An editorial in this morning's Times mentions my paper, Two and Twenty: Taxing Partnership Profits in Private Equity Funds. The editorial, Taxing Private Equity, explains how the presence of tax-exempt investors in private equity funds raises the stakes on both deferral of fund manager compensation and its conversion into capital gain. In the public company context, by contrast, the revenue stakes are lower, since every dollar of income deferred or converted by executives is roughly offset by a corresponding reduction in the company's tax deduction.
The editorial continues:
The deeper question in all this is whether capital gains — which are currently taxed at less than half the top rate of ordinary income — should continue to be so lavishly advantaged.

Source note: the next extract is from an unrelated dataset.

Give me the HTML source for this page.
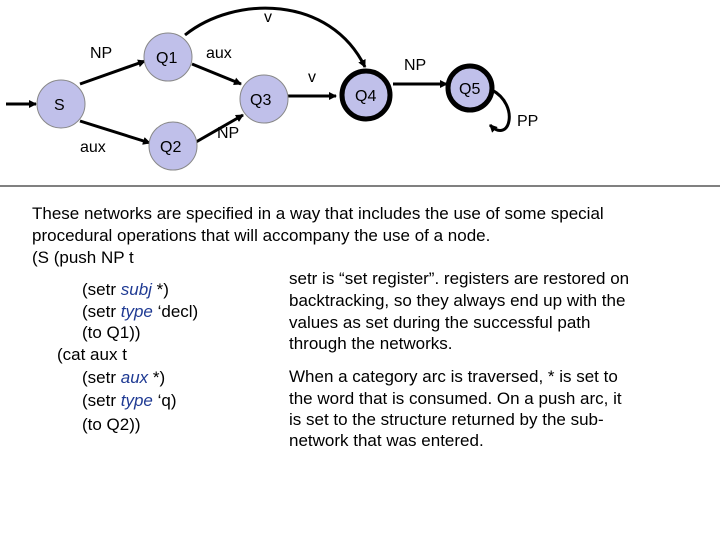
<!DOCTYPE html>
<html><head><meta charset="utf-8"><style>
body{margin:0;background:#fff}
svg{display:block}
text{font-family:"Liberation Sans",Arial,sans-serif}
</style></head><body>
<svg width="720" height="540" viewBox="0 0 720 540" xmlns="http://www.w3.org/2000/svg">
<defs>
<marker id="a" markerWidth="8" markerHeight="8" refX="7" refY="4" orient="auto" markerUnits="userSpaceOnUse">
<path d="M0,0 L8,4 L0,8 z" fill="#000"/></marker>
</defs>
<g stroke="#000" stroke-width="3" fill="none" marker-end="url(#a)">
<line x1="6" y1="104" x2="36" y2="104"/>
<line x1="80" y1="84" x2="145" y2="61"/>
<line x1="80" y1="121" x2="150" y2="143"/>
<line x1="192" y1="64" x2="241" y2="84"/>
<line x1="196" y1="142" x2="243" y2="115"/>
<line x1="288" y1="96" x2="336" y2="96"/>
<line x1="393" y1="84" x2="447" y2="84"/>
<path d="M185,35 C235,-5 330,-5 365,67"/>
<path d="M492,90 C520,105 510,145 490,125" />
</g>
<g fill="#c0c0ea" stroke="#888" stroke-width="1">
<circle cx="61" cy="104" r="24"/>
<circle cx="168" cy="57" r="24"/>
<circle cx="173" cy="146" r="24"/>
<circle cx="264" cy="99" r="24"/>
</g>
<g fill="#c0c0ea" stroke="#000" stroke-width="5">
<circle cx="366" cy="95" r="24"/>
<circle cx="470" cy="88" r="22"/>
</g>
<g font-size="16" fill="#000">
<text x="54" y="110">S</text>
<text x="156" y="63">Q1</text>
<text x="160" y="152">Q2</text>
<text x="250" y="105">Q3</text>
<text x="355" y="101">Q4</text>
<text x="459" y="94">Q5</text>
<text x="90" y="58">NP</text>
<text x="80" y="152">aux</text>
<text x="206" y="58">aux</text>
<text x="217" y="138">NP</text>
<text x="264" y="22">v</text>
<text x="308" y="82">v</text>
<text x="404" y="70">NP</text>
<text x="517" y="126">PP</text>
</g>
<line x1="0" y1="186" x2="720" y2="186" stroke="#000" stroke-width="1"/>
<g font-size="17" fill="#000">
<text x="32" y="219">These networks are specified in a way that includes the use of some special</text>
<text x="32" y="241">procedural operations that will accompany the use of a node.</text>
<text x="32" y="263">(S (push NP  t</text>
<text x="82" y="295">(setr <tspan fill="#1f3a93" font-style="italic">subj</tspan> *)</text>
<text x="82" y="317">(setr <tspan fill="#1f3a93" font-style="italic">type</tspan> ‘decl)</text>
<text x="82" y="338">(to Q1))</text>
<text x="57" y="360">(cat aux  t</text>
<text x="82" y="383">(setr <tspan fill="#1f3a93" font-style="italic">aux</tspan> *)</text>
<text x="82" y="406">(setr <tspan fill="#1f3a93" font-style="italic">type</tspan> ‘q)</text>
<text x="82" y="430">(to Q2))</text>
<text x="289" y="284">setr is “set register”. registers are restored on</text>
<text x="289" y="306">backtracking, so they always end up with the</text>
<text x="289" y="328">values as set during the successful path</text>
<text x="289" y="349">through the networks.</text>
<text x="289" y="382">When a category arc is traversed, * is set to</text>
<text x="289" y="404">the word that is consumed. On a push arc, it</text>
<text x="289" y="425">is set to the structure returned by the sub-</text>
<text x="289" y="446">network that was entered.</text>
</g>
</svg>
</body></html>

The answer there is no. Today’s preferential rate for capital gains is excessive, with no mechanism in the tax code to ensure that it is not overused. Excessively favoring one form of income over another encourages wasteful gamesmanship, creates inequity and crowds out other ways to foster risk-taking. Tackling the too-easy tax terms for private equity is a good way for Congress to begin addressing that bigger issue.
Unlike the Times, I'm agnostic about whether the preferential rate for capital gains on returns to investment capital is excessive. But I certainly agree that allowing that preferential rate for capital gains on returns to human capital (i.e. labor income) is excessive, at least when coupled with the absence of substitute taxation and the deferral benefits of the 2 & 20 structure.